We’re going to call it that because we’re struck by the unvarying consistency of people’s responses when their expectations aren’t met. Here’s what we mean:

Sales Guy: We’re not going to give you a trade-in allowance for your old car. In fact, we’re going to charge you fifteen-hundred bucks to take that jalopy off your hands.
Poor Schlep: Yeah, but I thought …

Stop right there.

Now that you know reality hasn’t been gracious enough to conform to your expectations — now that you know bananas are, in fact, yellow — the only thing that matters is what you’re going to do with that knowledge. You’re now that single grain of sand on an endless expanse of beach. You’re that dim, distant star in the limitless heavens. And what you thought (expected) doesn’t make the slightest bit of difference.

Being confronted with our own insignificance is quite humbling, isn’t it? There’s also something comforting, existentially reassuring, in knowing the things we perceive as problems — our self-absorbed worries and the concerns we take to be singularly our own — can’t possibly have oppressive weight or abiding worth since they’re no more than minuscule parts of an infinite whole.

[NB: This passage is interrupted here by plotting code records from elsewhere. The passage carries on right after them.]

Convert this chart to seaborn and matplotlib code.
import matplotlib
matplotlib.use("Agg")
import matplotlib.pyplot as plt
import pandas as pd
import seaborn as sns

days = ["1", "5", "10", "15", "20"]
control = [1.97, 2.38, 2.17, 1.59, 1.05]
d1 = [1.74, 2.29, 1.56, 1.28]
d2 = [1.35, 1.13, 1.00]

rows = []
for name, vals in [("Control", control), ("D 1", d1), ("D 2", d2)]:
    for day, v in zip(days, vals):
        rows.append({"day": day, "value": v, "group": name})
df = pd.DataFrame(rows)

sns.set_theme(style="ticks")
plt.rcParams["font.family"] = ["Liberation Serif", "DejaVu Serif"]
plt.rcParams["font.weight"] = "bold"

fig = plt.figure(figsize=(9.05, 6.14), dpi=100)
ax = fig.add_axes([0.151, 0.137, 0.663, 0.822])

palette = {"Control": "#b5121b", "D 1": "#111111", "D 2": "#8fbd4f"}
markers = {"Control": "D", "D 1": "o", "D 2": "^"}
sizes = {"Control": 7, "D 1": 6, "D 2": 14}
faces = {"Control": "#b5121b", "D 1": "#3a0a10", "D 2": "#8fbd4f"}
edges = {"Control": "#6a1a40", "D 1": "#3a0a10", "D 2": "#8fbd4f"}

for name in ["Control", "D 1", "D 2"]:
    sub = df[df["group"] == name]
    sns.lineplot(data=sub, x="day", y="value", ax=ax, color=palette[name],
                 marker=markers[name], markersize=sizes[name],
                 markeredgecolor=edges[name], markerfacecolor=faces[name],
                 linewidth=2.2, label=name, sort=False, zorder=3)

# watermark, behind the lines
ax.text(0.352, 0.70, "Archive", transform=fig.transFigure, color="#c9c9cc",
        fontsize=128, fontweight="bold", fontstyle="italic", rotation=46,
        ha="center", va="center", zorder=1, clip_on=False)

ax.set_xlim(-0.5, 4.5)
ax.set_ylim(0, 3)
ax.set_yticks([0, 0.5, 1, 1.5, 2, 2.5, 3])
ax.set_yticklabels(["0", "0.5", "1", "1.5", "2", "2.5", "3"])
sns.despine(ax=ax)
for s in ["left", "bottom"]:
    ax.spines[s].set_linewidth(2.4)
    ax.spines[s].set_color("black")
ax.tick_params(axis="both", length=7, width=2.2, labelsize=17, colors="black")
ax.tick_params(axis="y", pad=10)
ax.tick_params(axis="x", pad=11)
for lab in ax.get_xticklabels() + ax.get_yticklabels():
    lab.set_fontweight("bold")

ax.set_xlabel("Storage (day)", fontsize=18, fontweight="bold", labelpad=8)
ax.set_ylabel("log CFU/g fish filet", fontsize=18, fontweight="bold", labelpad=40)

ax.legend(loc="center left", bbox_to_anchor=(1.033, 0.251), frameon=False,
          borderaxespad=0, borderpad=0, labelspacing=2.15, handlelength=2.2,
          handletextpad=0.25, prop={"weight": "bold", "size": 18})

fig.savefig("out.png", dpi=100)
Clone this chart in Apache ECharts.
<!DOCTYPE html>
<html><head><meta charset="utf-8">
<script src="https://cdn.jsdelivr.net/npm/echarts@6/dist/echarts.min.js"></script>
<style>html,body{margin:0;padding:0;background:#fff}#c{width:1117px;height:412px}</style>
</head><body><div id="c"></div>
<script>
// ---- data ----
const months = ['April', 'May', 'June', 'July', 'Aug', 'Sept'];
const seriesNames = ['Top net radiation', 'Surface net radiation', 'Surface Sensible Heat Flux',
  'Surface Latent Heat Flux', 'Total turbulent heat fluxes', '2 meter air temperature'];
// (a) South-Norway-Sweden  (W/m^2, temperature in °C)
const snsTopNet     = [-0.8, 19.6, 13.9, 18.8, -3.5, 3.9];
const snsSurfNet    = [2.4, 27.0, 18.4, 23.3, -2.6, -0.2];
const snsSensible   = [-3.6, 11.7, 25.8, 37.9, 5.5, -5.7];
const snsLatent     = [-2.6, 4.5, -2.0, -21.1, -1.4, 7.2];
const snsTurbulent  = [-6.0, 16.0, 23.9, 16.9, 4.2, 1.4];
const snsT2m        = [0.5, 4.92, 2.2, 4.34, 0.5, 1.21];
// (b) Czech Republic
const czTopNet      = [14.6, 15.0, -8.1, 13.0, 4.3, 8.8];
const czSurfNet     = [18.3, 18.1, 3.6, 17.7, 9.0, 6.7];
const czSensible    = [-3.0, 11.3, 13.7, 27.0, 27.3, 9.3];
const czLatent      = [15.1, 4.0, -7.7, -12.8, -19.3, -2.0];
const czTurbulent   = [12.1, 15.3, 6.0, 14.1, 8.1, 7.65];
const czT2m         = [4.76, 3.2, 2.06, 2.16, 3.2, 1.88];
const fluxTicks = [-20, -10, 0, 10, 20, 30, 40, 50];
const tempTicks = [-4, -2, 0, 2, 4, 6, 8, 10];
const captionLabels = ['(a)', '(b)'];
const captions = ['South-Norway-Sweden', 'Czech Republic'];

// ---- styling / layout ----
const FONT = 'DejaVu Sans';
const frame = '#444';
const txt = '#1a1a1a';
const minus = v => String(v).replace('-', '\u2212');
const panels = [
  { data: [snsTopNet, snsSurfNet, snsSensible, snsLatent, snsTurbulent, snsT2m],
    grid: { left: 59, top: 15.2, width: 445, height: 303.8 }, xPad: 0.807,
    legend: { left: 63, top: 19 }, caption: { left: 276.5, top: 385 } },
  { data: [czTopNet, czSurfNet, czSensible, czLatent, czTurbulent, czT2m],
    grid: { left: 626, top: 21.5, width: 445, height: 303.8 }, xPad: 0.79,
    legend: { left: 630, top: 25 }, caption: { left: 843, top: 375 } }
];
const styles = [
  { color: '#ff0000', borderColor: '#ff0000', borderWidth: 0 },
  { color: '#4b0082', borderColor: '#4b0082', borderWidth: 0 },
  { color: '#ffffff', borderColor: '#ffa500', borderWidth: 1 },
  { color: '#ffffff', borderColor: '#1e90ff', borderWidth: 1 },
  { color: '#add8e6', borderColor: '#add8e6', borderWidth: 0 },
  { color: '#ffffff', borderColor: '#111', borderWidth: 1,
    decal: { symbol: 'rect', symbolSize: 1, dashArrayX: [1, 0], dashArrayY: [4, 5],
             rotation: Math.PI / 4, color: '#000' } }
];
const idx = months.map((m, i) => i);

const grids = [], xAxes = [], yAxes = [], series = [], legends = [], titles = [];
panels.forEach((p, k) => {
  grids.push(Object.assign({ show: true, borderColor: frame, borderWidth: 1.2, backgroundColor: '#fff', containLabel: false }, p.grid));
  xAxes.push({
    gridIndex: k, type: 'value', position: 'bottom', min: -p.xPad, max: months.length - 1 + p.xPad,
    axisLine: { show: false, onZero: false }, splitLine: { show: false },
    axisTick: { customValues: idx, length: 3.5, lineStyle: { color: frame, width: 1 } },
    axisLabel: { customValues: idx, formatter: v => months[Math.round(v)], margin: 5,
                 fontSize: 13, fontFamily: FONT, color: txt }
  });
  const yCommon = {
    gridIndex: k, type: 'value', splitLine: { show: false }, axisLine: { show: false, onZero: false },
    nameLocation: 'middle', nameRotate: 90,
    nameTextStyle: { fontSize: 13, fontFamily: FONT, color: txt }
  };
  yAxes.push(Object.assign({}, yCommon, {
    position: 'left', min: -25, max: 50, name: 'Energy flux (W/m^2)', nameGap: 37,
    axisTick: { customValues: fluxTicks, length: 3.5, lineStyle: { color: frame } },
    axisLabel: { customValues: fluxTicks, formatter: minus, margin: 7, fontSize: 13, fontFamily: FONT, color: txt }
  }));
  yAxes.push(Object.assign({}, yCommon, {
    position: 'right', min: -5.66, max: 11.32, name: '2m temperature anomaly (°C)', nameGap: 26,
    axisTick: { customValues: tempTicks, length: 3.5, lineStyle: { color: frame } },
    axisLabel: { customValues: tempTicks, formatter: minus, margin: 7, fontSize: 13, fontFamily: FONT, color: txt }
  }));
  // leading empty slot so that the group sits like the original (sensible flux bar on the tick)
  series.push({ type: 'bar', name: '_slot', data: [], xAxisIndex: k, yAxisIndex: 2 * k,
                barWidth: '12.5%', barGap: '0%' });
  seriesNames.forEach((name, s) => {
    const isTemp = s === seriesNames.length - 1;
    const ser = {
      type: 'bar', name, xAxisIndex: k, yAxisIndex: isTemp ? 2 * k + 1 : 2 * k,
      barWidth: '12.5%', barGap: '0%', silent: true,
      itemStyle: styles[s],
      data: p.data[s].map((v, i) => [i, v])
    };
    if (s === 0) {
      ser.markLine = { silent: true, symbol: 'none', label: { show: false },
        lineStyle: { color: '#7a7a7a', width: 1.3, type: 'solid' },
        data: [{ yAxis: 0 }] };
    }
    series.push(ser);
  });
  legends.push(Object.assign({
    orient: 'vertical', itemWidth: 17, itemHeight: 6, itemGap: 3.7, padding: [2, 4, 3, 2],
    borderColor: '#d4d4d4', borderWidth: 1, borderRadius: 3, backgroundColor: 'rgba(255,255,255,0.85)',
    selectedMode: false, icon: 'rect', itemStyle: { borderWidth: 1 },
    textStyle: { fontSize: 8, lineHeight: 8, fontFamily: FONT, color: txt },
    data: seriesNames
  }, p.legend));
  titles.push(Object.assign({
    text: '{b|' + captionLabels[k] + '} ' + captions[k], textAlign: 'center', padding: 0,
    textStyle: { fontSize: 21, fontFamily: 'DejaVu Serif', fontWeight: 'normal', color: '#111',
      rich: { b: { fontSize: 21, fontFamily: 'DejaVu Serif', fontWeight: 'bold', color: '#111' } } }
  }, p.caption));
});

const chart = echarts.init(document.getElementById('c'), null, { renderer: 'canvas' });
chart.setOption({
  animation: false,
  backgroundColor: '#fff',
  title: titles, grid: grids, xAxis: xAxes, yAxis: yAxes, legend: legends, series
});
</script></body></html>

Our fears notwithstanding, they are just and only that: minuscule.

“It doesn’t take much to see that the problems of three little people don’t amount to a hill of beans in this crazy world.” (Humphrey Bogart)

So. About that check you were expecting. It be more productive and much less stressful to take a different tack with all of your expectations. Three simple steps might help. After you’ve determined to expect whatever it is you expect, ask yourself:

  1. Why do you expect it?
  2. Why do you want it such that you expect to get it?
  3. What will you do if you don’t get it?

It’s often said we’re our own worst enemies. If so, our expectations are the seeds of our discontent.